I have upgraded the scope with a bobs knobs kit and a carbon tube but it has made little difference.

The issue with my system seems to be temperature related. A 1 degree temperature change and I need to refocus the Moonlite.

An unusual weather pattern last weekend illustrated the issue, the temperature was oscillating back and forward 3C every 30 minutes or so which made imaging hopeless. The focuser had to refocus back and forward around 80 - 90 steps.

glend
12-06-2016, 08:05 AM
Look steel tube scopes like this GSO will always have some flex, even the dob models show collimation shift when the altitude is changed, so much so that collimation is recommended at 45 degrees so that there is minimal shift at higher altitudes. Basically, aside from springs to stop primary movement, and the use of a top mounted vixen bar to lock the rings in place, there is not much more you can do with that tube.
However, you can buy carbon fibre tubes that are direct replacements for the GSO steel tube. These carbon fibre tubes come from Germany, and are available from Teleskop- Express. Check their website. The problem of course is that the basic carbon fibre tube costs more the GSO scope did originally.

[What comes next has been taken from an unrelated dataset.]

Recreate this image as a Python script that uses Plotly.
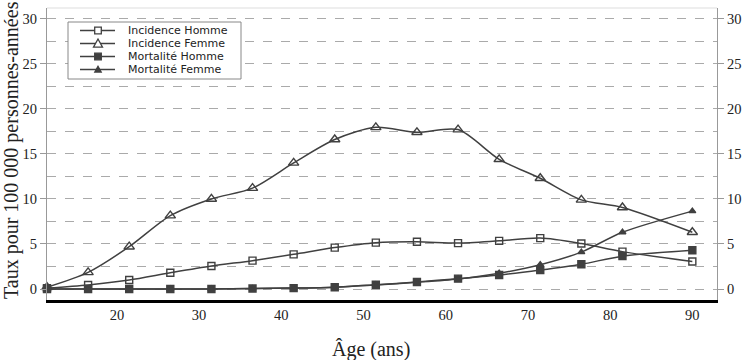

Your present tube components transfer directly onto the carbon tube (focuser, secondary, primary cell and mirror, etc.

Link here:

https://www.teleskop-express.de/shop/product_info.php/info/p5242_Carbon-Tube-Upgrade-for-250mm---10--F5-GSO-Newtonian-Telescopes.html

The tube will cost you 538 Euros, or $821 AUD, then add shipping on top of that. (Note: that when Australians buy from Teleskop-Express you will not have to pay the Euro zone VAT tax, which is why the price is reduced to 538). You will get great collimation holding power and tube stiffness for that price. I doubt you would be able to sell of the old GSO tube for much, as a scope without mirrors etc is just scrap steel.


I should add that my 10" f5 imaging newt uses the same mirrors, as your scope, which I bought directly from Bintel (the mirrors), but I built my own carbon fibre strut tube to hold everything. If you can work with carbon fibre and epoxy it might be an option for you.